While satellite-based internet connectivity has been a recent hot topic, most of the global internet traffic passes through intercontinental Silica-based fibre-optic cables that span many thousands of kilometres. The unrelenting growth in demand for internet bandwidth and the need for redundancy means significantly more undersea cables are required [1]. Such cables, based on current silica-based fibres, are expensive to manufacture, to install, and to operate. Despite the transmission losses of Silica-based fibres being very low – ∼0.15 dB/km and very close to the intrinsic material loss of ∼0.12 dB/km – the signal strength after ∼100 km of propagation is very weak [2]. Multiple amplifiers are therefore embedded into the cables to repeatedly boost the signal, with each fibre requiring its own chain of dedicated amplifiers. Significant electrical power is also needed to power the amplifiers, adding to the cost [3].

A promising alternative to Silica-based fibres are fibres based on fluoride glasses like Zirconium fluoride-ZrF4, Barium fluoride-BaF2, Lanthanum fluoride-LaF3, Aluminium fluoride-AlF3, and Sodium fluoride-NaF (ZBLAN) glass. The theoretical intrinsic loss of ZBLAN is 20 times lower at ∼0.006 dB/km [4]. This means that a fully developed ZBLAN-based fibre-optic cable would only require amplifiers every ∼2000 km.
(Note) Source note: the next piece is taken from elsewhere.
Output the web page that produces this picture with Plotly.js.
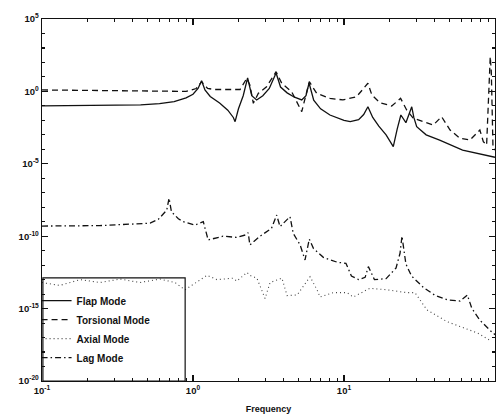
<!DOCTYPE html>
<html>
<head>
<meta charset="utf-8">
<script src="https://cdn.plot.ly/plotly-3.0.1.min.js"></script>
<style>html,body{margin:0;padding:0;background:#fff;}#chart{width:501px;height:417px;}</style>
</head>
<body>
<div id="chart"></div>
<script>
// Frequencies and log10 of magnitudes
var flapFreq = [0.1,0.2,0.3,0.45,0.6,0.75,0.9,1.0,1.08,1.14,1.2,1.3,1.5,1.7,1.85,1.9,2.0,2.15,2.3,2.45,2.64,2.9,3.2,3.55,3.8,4.2,4.7,5.25,5.6,5.87,6.3,7,8.07,10,11,12.5,13.5,14.4,15.5,17,19,21.2,22.5,23.8,25.7,28.1,29,30.3,35,43,61,80,100];
var flapLog  = [-1.0,-0.99,-0.97,-0.93,-0.85,-0.7,-0.45,-0.2,0.2,0.74,0.1,-0.35,-0.8,-1.3,-1.8,-2.09,-1.2,-0.3,0.93,-0.3,-0.59,-0.3,0.2,1.27,0.3,-0.1,-0.4,-0.59,-0.3,0.58,-0.6,-1.2,-1.63,-2.0,-2.09,-1.95,-1.6,-1.06,-1.8,-2.4,-3.0,-3.82,-2.6,-1.63,-2.16,-1.06,-1.8,-2.44,-3.0,-3.36,-4.05,-4.35,-4.55];

var torsFreq = [0.1,0.3,0.6,0.9,1.05,1.14,1.25,1.4,2.05,2.27,2.38,2.51,2.71,3.07,3.55,3.87,4.5,5.25,5.89,6.59,8.07,9.84,12.1,13.8,14.4,15.3,17.3,20.7,23.7,26,28.8,33.5,39,44.3,50.4,58.6,68.3,79.4,83.7,88,91.5,93,94.5,97,100];
var torsLog  = [0.1,0.07,0.03,0.0,0.2,0.67,0.2,0.13,0.13,0.9,0.44,-0.82,-0.13,0.32,1.36,0.56,-0.02,-1.4,0.67,-0.13,-0.48,-0.59,-0.37,0.32,0.56,-0.25,-0.78,-1.01,-0.48,-1.28,-1.86,-2.09,-2.32,-1.75,-2.67,-3.24,-3.36,-2.67,-3.47,-3.7,1.2,2.4,1.4,-3.9,-4.05];

var axialFreq = [0.1,0.131,0.179,0.242,0.329,0.446,0.604,0.76,0.885,1.11,1.24,1.44,1.84,1.95,2.28,2.38,2.65,3.0,3.24,3.88,4.2,4.89,5.96,6.63,6.94,8.46,10.5,11.5,14.8,19.3,26.1,29.5,35.5,48.1,77.1,92.7];
var axialLog  = [-13.2,-13.4,-13.0,-13.2,-12.96,-13.2,-12.96,-13.2,-13.7,-13.0,-12.7,-13.0,-12.9,-13.1,-12.5,-12.7,-12.9,-14.3,-13.2,-12.9,-14.1,-14.06,-12.8,-13.7,-14.2,-13.9,-13.9,-14.2,-13.6,-13.7,-13.9,-13.9,-15.1,-15.9,-16.7,-17.2];

var lagFreq = [0.1,0.24,0.52,0.59,0.67,0.694,0.72,0.8,0.863,1.03,1.17,1.26,1.58,1.94,2.25,2.32,2.38,2.78,3.31,3.58,3.77,4.39,4.61,5.12,5.52,5.89,6.27,7.3,9.04,10.3,11.2,12.5,13.8,14.5,15.9,19,22.1,23.5,24.2,24.8,25.7,28,33.5,40,48.6,58.6,65.6,70.2,79.4,92.7,100];
var lagLog  = [-9.3,-9.27,-9.1,-8.83,-8.2,-7.38,-8.31,-8.8,-9.0,-9.23,-9.0,-10.26,-10.0,-10.08,-9.9,-9.76,-10.6,-10.0,-9.46,-8.54,-9.34,-8.65,-9.8,-10.6,-11.64,-10.2,-10.84,-11.46,-11.8,-11.87,-12.75,-13.0,-12.84,-12.1,-13.0,-12.93,-12.2,-11.18,-10.0,-10.96,-11.92,-12.75,-13.53,-14.08,-14.4,-14.48,-14.06,-14.98,-15.8,-16.5,-16.8];

var seriesNames = ["Flap Mode","Torsional Mode","Axial Mode","Lag Mode"];

var yTickVals = [1e5,1,1e-5,1e-10,1e-15,1e-20];
var yTickText = ["10<sup>5</sup>","10<sup>0</sup>","10<sup>-5</sup>","10<sup>-10</sup>","10<sup>-15</sup>","10<sup>-20</sup>"];
var xTickVals = [0.1,1,10,100];
var xTickText = ["10<sup>-1</sup>","10<sup>0</sup>","10<sup>1</sup>","10<sup>2</sup>"];

// minor tick positions: every decade on y, 2..9 within each decade on x
var yMinorVals = [];
for (var e = -20; e <= 5; e++) yMinorVals.push(Math.pow(10, e));
var xMinorVals = [];
for (var d = -1; d < 2; d++) for (var k = 2; k <= 9; k++) xMinorVals.push(k * Math.pow(10, d));

function pw(a){return a.map(function(v){return Math.pow(10,v);});}

var ink = "#111111";
var traces = [
  {x: flapFreq, y: pw(flapLog), name: seriesNames[0], mode:"lines", line:{color:ink,width:1.3,dash:"solid"}},
  {x: torsFreq, y: pw(torsLog), name: seriesNames[1], mode:"lines", line:{color:ink,width:1.3,dash:"6px,4px"}},
  {x: axialFreq, y: pw(axialLog), name: seriesNames[2], mode:"lines", line:{color:"#444",width:1.1,dash:"1px,3px"}},
  {x: lagFreq, y: pw(lagLog), name: seriesNames[3], mode:"lines", line:{color:ink,width:1.3,dash:"6px,3px,1.5px,3px"}}
];

var fam = "Liberation Sans, Arial, sans-serif";
var fnt = {family:fam, size:9.5, color:"#111", weight:"bold"};

var layout = {
  width:501, height:417,
  margin:{l:42,r:6,t:19,b:36},
  paper_bgcolor:"#fff", plot_bgcolor:"#fff",
  showlegend:true,
  legend:{x:-0.012,y:0.262,xanchor:"left",yanchor:"top",bgcolor:"rgba(0,0,0,0)",borderwidth:0,
          font:{family:"Liberation Sans Narrow, Liberation Sans, Arial, sans-serif",size:10,color:"#111",weight:"bold"},
          tracegroupgap:0},
  xaxis:{type:"log", range:[-1,2], tickmode:"array", tickvals:xTickVals, ticktext:xTickText,
         ticks:"inside", ticklen:6, tickwidth:1.3,
         tickcolor:ink, showline:true, linecolor:ink, linewidth:1.3, mirror:"allticks", showgrid:false, zeroline:false,
         tickfont:fnt,
         minor:{tickmode:"array", tickvals:xMinorVals, ticks:"inside", ticklen:3, tickwidth:1.1, tickcolor:ink, showgrid:false},
         title:{text:"Frequency", font:{family:fam,size:9,color:"#111",weight:"bold"}, standoff:11}},
  yaxis:{type:"log", range:[-20,5], tickmode:"array", tickvals:yTickVals, ticktext:yTickText,
         ticks:"inside", ticklen:6, tickwidth:1.3,
         tickcolor:ink, showline:true, linecolor:ink, linewidth:1.3, mirror:"allticks", showgrid:false, zeroline:false,
         tickfont:fnt,
         minor:{tickmode:"array", tickvals:yMinorVals, ticks:"inside", ticklen:3, tickwidth:1.1, tickcolor:ink, showgrid:false}},
  shapes:[{type:"rect", xref:"paper", yref:"paper", x0:0.002, x1:0.316, y0:0, y1:0.285, line:{color:ink,width:1.2}}]
};

Plotly.newPlot("chart", traces, layout, {staticPlot:true, displayModeBar:false});
</script>
</body>
</html>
Some connections, such as between Australia and New Zealand, can therefore be amplifier-free, which significantly reduces the cost while allowing near-limitless scalability. While ZBLAN development is ramping up rapidly, several major challenges must be overcome to achieve its full potential. One such challenge is the tendency for ZBLAN glass to form microcrystals during the heating process of fibre fabrication. Such crystals induce scatter within the fibre, resulting in higher losses.

Earlier studies using parabolic flights have suggested that gravity plays a significant role in crystal formation, with crystallisation suspected to be reduced in micro-gravity conditions [5]. To further study this phenomenon and take advantage of this, Flawless Photonics developed a space-compatible miniaturised fibre draw system, which was installed on the International Space Station (ISS). This automated production system allowed the fabrication of different fibre compositions with different parameters. It requires minimal interaction by astronauts. In this 2024 mission, multiple lengths of ZBLAN fibres were fabricated. The total length fabricated was almost 12 km, with the longest continuous length of fibre being 1141 m. The fibres produced were successfully returned to Earth and more than 2 km of fibre were analysed by multiple institutions across the globe.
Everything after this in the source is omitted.